Reproduce the listing exactly, with no pictures in your copy.
▬▬▬▬▬▬
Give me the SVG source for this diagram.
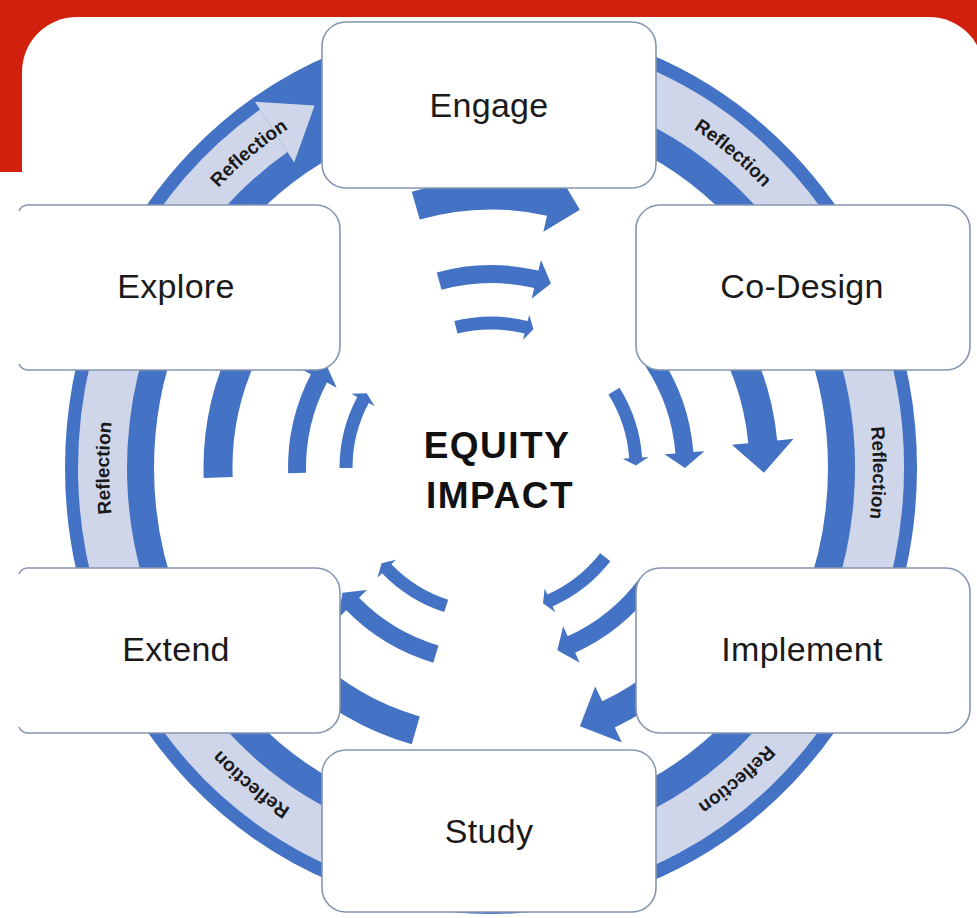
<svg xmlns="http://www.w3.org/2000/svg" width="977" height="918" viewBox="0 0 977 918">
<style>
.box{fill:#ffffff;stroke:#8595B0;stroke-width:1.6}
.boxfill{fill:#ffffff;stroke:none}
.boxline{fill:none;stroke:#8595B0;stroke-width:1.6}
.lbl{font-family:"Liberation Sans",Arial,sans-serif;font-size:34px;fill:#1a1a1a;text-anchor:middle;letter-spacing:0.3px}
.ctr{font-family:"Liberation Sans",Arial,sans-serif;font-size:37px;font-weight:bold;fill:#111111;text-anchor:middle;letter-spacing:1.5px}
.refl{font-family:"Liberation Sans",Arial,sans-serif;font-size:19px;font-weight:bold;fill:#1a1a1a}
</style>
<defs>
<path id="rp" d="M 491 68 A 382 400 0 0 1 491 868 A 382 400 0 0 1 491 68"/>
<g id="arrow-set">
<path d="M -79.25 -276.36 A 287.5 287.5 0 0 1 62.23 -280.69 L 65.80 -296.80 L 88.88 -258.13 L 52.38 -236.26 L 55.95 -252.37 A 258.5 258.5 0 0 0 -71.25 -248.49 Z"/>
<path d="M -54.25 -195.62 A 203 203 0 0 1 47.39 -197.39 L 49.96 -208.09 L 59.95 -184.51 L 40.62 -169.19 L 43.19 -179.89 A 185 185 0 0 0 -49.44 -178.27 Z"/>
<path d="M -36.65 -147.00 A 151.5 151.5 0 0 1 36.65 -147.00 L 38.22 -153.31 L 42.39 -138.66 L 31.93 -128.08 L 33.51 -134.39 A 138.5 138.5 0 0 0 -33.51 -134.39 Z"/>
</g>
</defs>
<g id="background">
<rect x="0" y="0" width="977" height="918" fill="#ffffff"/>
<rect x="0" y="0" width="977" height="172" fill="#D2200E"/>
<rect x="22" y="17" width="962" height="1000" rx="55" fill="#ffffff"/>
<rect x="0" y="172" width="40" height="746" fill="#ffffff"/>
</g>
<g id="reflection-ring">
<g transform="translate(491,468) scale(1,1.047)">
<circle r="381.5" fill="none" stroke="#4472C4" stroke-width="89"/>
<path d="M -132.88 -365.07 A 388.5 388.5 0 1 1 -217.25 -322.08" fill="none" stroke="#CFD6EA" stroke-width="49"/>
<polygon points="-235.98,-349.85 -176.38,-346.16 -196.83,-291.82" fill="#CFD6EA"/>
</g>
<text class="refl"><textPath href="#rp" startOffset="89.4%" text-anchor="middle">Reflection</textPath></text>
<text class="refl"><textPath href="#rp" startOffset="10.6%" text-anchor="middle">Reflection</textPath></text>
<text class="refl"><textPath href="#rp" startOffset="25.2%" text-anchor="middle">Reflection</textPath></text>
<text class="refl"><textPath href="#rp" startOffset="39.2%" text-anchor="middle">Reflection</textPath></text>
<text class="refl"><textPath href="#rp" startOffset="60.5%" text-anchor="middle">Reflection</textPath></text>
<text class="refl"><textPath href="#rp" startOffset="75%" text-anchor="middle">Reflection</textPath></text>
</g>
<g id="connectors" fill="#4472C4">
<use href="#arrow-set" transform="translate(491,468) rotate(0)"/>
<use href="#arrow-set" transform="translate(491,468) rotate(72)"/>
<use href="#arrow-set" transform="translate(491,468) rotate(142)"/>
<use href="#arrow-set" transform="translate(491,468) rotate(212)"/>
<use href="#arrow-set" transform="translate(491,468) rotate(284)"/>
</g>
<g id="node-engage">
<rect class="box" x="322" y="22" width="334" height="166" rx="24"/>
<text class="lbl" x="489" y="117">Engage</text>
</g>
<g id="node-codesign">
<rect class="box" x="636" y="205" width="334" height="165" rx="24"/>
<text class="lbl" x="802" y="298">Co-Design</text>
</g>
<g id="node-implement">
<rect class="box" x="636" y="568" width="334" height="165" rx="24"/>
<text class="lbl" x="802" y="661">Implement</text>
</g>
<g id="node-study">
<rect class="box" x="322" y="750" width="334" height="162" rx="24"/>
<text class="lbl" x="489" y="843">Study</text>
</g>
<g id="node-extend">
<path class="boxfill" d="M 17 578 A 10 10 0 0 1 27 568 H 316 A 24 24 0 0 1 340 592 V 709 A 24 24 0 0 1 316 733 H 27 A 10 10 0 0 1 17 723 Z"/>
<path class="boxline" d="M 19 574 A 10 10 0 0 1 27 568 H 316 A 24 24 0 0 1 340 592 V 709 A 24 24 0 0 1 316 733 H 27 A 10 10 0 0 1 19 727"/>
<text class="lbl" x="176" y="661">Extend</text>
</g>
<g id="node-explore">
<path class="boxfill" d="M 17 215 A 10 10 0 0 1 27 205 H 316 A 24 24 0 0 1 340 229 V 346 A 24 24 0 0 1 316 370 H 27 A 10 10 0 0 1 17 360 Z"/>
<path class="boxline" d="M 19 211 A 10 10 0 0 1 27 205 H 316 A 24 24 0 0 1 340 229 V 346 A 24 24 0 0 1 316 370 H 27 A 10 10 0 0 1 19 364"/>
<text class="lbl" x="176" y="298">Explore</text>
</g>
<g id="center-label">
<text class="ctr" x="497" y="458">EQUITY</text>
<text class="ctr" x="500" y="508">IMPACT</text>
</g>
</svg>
▬▬▬▬▬▬
# Answer for the task
Give me the SVG source for this diagram.
<svg xmlns="http://www.w3.org/2000/svg" width="977" height="918" viewBox="0 0 977 918">
<style>
.box{fill:#ffffff;stroke:#8595B0;stroke-width:1.6}
.boxfill{fill:#ffffff;stroke:none}
.boxline{fill:none;stroke:#8595B0;stroke-width:1.6}
.lbl{font-family:"Liberation Sans",Arial,sans-serif;font-size:34px;fill:#1a1a1a;text-anchor:middle;letter-spacing:0.3px}
.ctr{font-family:"Liberation Sans",Arial,sans-serif;font-size:37px;font-weight:bold;fill:#111111;text-anchor:middle;letter-spacing:1.5px}
.refl{font-family:"Liberation Sans",Arial,sans-serif;font-size:19px;font-weight:bold;fill:#1a1a1a}
</style>
<defs>
<path id="rp" d="M 491 68 A 382 400 0 0 1 491 868 A 382 400 0 0 1 491 68"/>
<g id="arrow-set">
<path d="M -79.25 -276.36 A 287.5 287.5 0 0 1 62.23 -280.69 L 65.80 -296.80 L 88.88 -258.13 L 52.38 -236.26 L 55.95 -252.37 A 258.5 258.5 0 0 0 -71.25 -248.49 Z"/>
<path d="M -54.25 -195.62 A 203 203 0 0 1 47.39 -197.39 L 49.96 -208.09 L 59.95 -184.51 L 40.62 -169.19 L 43.19 -179.89 A 185 185 0 0 0 -49.44 -178.27 Z"/>
<path d="M -36.65 -147.00 A 151.5 151.5 0 0 1 36.65 -147.00 L 38.22 -153.31 L 42.39 -138.66 L 31.93 -128.08 L 33.51 -134.39 A 138.5 138.5 0 0 0 -33.51 -134.39 Z"/>
</g>
</defs>
<g id="background">
<rect x="0" y="0" width="977" height="918" fill="#ffffff"/>
<rect x="0" y="0" width="977" height="172" fill="#D2200E"/>
<rect x="22" y="17" width="962" height="1000" rx="55" fill="#ffffff"/>
<rect x="0" y="172" width="40" height="746" fill="#ffffff"/>
</g>
<g id="reflection-ring">
<g transform="translate(491,468) scale(1,1.047)">
<circle r="381.5" fill="none" stroke="#4472C4" stroke-width="89"/>
<path d="M -132.88 -365.07 A 388.5 388.5 0 1 1 -217.25 -322.08" fill="none" stroke="#CFD6EA" stroke-width="49"/>
<polygon points="-235.98,-349.85 -176.38,-346.16 -196.83,-291.82" fill="#CFD6EA"/>
</g>
<text class="refl"><textPath href="#rp" startOffset="89.4%" text-anchor="middle">Reflection</textPath></text>
<text class="refl"><textPath href="#rp" startOffset="10.6%" text-anchor="middle">Reflection</textPath></text>
<text class="refl"><textPath href="#rp" startOffset="25.2%" text-anchor="middle">Reflection</textPath></text>
<text class="refl"><textPath href="#rp" startOffset="39.2%" text-anchor="middle">Reflection</textPath></text>
<text class="refl"><textPath href="#rp" startOffset="60.5%" text-anchor="middle">Reflection</textPath></text>
<text class="refl"><textPath href="#rp" startOffset="75%" text-anchor="middle">Reflection</textPath></text>
</g>
<g id="connectors" fill="#4472C4">
<use href="#arrow-set" transform="translate(491,468) rotate(0)"/>
<use href="#arrow-set" transform="translate(491,468) rotate(72)"/>
<use href="#arrow-set" transform="translate(491,468) rotate(142)"/>
<use href="#arrow-set" transform="translate(491,468) rotate(212)"/>
<use href="#arrow-set" transform="translate(491,468) rotate(284)"/>
</g>
<g id="node-engage">
<rect class="box" x="322" y="22" width="334" height="166" rx="24"/>
<text class="lbl" x="489" y="117">Engage</text>
</g>
<g id="node-codesign">
<rect class="box" x="636" y="205" width="334" height="165" rx="24"/>
<text class="lbl" x="802" y="298">Co-Design</text>
</g>
<g id="node-implement">
<rect class="box" x="636" y="568" width="334" height="165" rx="24"/>
<text class="lbl" x="802" y="661">Implement</text>
</g>
<g id="node-study">
<rect class="box" x="322" y="750" width="334" height="162" rx="24"/>
<text class="lbl" x="489" y="843">Study</text>
</g>
<g id="node-extend">
<path class="boxfill" d="M 17 578 A 10 10 0 0 1 27 568 H 316 A 24 24 0 0 1 340 592 V 709 A 24 24 0 0 1 316 733 H 27 A 10 10 0 0 1 17 723 Z"/>
<path class="boxline" d="M 19 574 A 10 10 0 0 1 27 568 H 316 A 24 24 0 0 1 340 592 V 709 A 24 24 0 0 1 316 733 H 27 A 10 10 0 0 1 19 727"/>
<text class="lbl" x="176" y="661">Extend</text>
</g>
<g id="node-explore">
<path class="boxfill" d="M 17 215 A 10 10 0 0 1 27 205 H 316 A 24 24 0 0 1 340 229 V 346 A 24 24 0 0 1 316 370 H 27 A 10 10 0 0 1 17 360 Z"/>
<path class="boxline" d="M 19 211 A 10 10 0 0 1 27 205 H 316 A 24 24 0 0 1 340 229 V 346 A 24 24 0 0 1 316 370 H 27 A 10 10 0 0 1 19 364"/>
<text class="lbl" x="176" y="298">Explore</text>
</g>
<g id="center-label">
<text class="ctr" x="497" y="458">EQUITY</text>
<text class="ctr" x="500" y="508">IMPACT</text>
</g>
</svg>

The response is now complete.